1954年農産物貿易促進援助法(1954ねんのうさんぶつぼうえきそくしんえんじょほう、英語: Agricultural Trade Development and Assistance Act of 1954、Pub.L. 83–480)は、1954年7月10日に成立した、アメリカ合衆国の連邦法である。本法の実際の目的に着目して、余剰農産物処理法(よじょうのうさんぶつしょりほう)[1][2][3]、法律番号からPL480[4]や公法480号[4](こうほう480ごう)などとも呼ばれる。現在は、法律制定当初の目的は失われ、海外に対する食糧支援プログラム、平和のための食料(英語版)を制定するに留まっている。署名はドワイト・D・アイゼンハワーによって行われた。
この法律により、日本国内には大量のアメリカ産小麦粉が流入するようになり、日本の食文化は大きく変容することとなった。
背景
アメリカ合衆国の農業(英語版)は、1929年の世界恐慌から中々回復できずにいたが、第二次世界大戦の特需により大幅な成長を見せ、生産力が世界恐慌前と比較して50 %も増した[3]。しかしそれは、世界各地で発生する戦乱により各国の農業が疲弊していたためであり、各国の農業が正常化すればアメリカの農業は過剰投資の状態になってしまうものであった[3]。第二次大戦後の1949年から徐々に陰りを見せてきたアメリカの農業は、朝鮮戦争の膠着と・停戦に伴う特需の終了と西洋諸国での好天と作物増産の影響を受け、1953年ごろから、ついに農産物輸出需要が大きく落ち込み始めた[2]。アメリカ政府は農業調整法に基づく農産物価格支持制度に従って過剰農作物を買い上げたが、その量は額面にして55億ドルに達し、農産物を格納するための倉庫が不足したため第二次大戦で粗造乱造されたリバティ船に積んで、ハドソン川に係留させる措置も講じられたが、それでも一部は野ざらしのまま放置される事態となった[3]。この時の余剰農産物の保管に掛かる費用は、一日46万ドルにも及んだ[3]。そこでアメリカは、相互安全保障法 (MSA) 第550条を使ってこれら余剰農産物を処理しようと画策する[1]。
一方、日本では戦後の食料援助(ガリオア資金)が1951年(昭和26年)に終了していたが、1953(昭和28)年度の農産物の収穫高が芳しくないことから食料の輸入が求められていた[1]。当時、外貨を持たなかった日本は、日本円で農産物を輸入できるMSA協定に目を付け、これの適用をアメリカ側に求めた[1]。MSA協定による農作物の購入には、購入代金の一部が見返り資金という形でキックバックされるという副次的な利点もあった。しかし、キックバックされた見返り資金にはMSAに基づく使途の制限がかかっており、軍事目的にしか使えないことが課題としてあった[1]。

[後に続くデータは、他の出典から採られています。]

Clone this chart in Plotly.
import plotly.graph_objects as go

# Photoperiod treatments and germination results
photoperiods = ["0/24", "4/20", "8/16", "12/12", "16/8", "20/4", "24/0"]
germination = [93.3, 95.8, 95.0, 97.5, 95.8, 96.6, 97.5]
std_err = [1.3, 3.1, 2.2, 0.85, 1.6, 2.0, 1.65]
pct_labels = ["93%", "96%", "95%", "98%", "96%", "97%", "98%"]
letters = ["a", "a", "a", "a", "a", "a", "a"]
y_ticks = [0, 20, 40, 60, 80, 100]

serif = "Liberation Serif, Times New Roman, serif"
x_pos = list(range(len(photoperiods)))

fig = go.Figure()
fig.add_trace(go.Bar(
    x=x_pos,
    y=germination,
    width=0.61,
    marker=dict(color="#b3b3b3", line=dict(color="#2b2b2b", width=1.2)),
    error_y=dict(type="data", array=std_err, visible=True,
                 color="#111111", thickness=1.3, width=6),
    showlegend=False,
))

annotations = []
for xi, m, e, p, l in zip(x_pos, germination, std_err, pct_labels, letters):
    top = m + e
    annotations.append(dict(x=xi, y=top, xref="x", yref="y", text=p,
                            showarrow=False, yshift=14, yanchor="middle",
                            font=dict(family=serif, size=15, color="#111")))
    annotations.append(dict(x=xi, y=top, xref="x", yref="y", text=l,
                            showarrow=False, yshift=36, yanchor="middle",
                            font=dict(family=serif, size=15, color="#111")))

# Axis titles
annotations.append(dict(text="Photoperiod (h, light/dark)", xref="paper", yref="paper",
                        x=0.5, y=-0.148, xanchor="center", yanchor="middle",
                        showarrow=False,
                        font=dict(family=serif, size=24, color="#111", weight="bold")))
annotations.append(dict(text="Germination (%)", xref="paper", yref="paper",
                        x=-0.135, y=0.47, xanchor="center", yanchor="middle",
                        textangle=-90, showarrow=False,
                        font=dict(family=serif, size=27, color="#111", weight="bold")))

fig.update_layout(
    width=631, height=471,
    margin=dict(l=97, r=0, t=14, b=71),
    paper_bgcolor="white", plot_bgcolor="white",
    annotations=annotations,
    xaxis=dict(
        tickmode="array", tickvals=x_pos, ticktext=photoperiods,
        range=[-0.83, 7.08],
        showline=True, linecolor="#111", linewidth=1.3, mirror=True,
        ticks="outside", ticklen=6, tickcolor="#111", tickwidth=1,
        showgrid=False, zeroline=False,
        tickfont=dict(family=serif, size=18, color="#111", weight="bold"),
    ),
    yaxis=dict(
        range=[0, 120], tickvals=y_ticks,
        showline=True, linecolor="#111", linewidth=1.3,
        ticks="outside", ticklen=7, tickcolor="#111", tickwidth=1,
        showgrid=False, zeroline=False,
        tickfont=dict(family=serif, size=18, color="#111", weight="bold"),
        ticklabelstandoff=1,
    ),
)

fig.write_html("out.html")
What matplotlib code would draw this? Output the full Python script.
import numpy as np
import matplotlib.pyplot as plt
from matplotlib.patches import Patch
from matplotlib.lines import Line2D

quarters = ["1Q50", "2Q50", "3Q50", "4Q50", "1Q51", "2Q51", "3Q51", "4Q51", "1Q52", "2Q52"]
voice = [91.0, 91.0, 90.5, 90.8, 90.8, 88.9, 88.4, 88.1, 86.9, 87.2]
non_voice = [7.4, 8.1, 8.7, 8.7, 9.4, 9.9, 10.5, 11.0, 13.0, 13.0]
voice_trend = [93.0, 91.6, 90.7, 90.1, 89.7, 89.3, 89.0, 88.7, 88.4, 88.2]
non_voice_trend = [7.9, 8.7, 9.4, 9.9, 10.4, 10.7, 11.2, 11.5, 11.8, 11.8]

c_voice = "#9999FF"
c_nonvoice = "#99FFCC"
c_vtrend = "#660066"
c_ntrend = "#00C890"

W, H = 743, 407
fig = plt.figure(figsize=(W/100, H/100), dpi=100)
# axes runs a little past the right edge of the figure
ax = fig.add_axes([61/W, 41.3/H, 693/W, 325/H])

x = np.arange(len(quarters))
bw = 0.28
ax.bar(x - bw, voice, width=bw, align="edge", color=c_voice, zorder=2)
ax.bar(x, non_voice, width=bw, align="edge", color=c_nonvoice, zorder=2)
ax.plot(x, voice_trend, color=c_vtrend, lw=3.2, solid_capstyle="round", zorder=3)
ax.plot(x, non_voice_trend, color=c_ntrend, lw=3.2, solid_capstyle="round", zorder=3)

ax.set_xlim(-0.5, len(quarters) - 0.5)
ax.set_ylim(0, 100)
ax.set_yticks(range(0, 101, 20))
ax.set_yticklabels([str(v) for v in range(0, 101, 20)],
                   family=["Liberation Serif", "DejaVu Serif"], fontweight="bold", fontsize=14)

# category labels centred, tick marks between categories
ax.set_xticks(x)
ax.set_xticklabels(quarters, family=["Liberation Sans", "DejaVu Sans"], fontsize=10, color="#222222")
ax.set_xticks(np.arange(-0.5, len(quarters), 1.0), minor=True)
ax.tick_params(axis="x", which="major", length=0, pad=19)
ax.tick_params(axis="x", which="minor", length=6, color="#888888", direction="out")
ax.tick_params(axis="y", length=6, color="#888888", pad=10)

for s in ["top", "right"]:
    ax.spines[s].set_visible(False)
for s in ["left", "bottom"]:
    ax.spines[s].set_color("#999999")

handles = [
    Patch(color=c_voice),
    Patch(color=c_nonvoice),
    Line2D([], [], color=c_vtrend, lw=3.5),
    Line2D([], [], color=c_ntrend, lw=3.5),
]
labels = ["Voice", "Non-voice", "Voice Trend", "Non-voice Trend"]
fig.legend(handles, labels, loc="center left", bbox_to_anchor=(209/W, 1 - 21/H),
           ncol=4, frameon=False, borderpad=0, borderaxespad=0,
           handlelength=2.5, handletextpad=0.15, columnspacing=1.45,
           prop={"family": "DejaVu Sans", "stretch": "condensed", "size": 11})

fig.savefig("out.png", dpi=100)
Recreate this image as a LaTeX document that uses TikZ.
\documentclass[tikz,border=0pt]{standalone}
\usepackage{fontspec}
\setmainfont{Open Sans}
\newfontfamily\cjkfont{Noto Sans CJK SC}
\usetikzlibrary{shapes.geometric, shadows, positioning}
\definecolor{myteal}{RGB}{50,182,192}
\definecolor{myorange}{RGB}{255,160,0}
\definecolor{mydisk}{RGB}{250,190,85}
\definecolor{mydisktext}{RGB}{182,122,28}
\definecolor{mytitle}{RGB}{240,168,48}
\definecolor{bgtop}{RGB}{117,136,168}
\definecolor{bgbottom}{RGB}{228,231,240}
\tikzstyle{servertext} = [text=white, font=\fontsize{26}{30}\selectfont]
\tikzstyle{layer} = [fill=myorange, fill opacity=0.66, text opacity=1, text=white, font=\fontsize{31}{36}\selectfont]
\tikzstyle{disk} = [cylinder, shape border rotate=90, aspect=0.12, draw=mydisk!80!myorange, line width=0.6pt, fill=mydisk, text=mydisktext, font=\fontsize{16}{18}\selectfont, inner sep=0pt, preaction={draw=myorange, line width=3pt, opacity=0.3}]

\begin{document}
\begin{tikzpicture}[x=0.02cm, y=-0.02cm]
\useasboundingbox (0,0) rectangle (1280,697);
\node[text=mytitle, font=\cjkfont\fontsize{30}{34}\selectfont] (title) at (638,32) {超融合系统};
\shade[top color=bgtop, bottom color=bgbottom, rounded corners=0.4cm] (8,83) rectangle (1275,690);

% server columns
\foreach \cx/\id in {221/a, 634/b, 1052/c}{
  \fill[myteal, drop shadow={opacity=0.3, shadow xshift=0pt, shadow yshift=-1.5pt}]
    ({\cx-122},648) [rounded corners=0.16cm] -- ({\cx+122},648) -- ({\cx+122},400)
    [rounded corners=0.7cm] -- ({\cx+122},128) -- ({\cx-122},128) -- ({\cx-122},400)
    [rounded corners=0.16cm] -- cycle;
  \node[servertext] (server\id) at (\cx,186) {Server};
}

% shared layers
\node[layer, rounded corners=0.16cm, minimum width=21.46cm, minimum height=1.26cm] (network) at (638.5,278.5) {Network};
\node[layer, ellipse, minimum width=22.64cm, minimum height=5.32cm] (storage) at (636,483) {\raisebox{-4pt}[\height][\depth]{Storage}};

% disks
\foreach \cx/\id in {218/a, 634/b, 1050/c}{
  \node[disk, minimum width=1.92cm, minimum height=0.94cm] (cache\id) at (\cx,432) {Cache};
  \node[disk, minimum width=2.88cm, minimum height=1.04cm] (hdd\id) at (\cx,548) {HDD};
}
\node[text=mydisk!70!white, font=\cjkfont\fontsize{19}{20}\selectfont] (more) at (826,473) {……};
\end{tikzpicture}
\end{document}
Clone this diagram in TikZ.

1953年9月2日、日本側が見返り資金を水力発電、食料増産のための長期投資に使えるかどうかを聞いた際は、アメリカ側から立法を要すると回答されている[1]。
インド
インドで食料危機が起きていた1950年代と1960年代に食糧援助を受けた。この時の食糧費はアメリカの大学などに提供された。この資金を元手に、アメリカの20の大学は1959年に60人のインド人などチームが派遣し、1968年までにインドの政府系書籍、書籍、定期刊行物、レコードなどの購入を行った。写本などの貴重な文化財はインドの法律で持ち出し禁止であった。また、研究とは関係ないフィクションも多く含まれていたため、1963年からはフィクションの購入には研究と関係があるものという制限がかけられた[5]。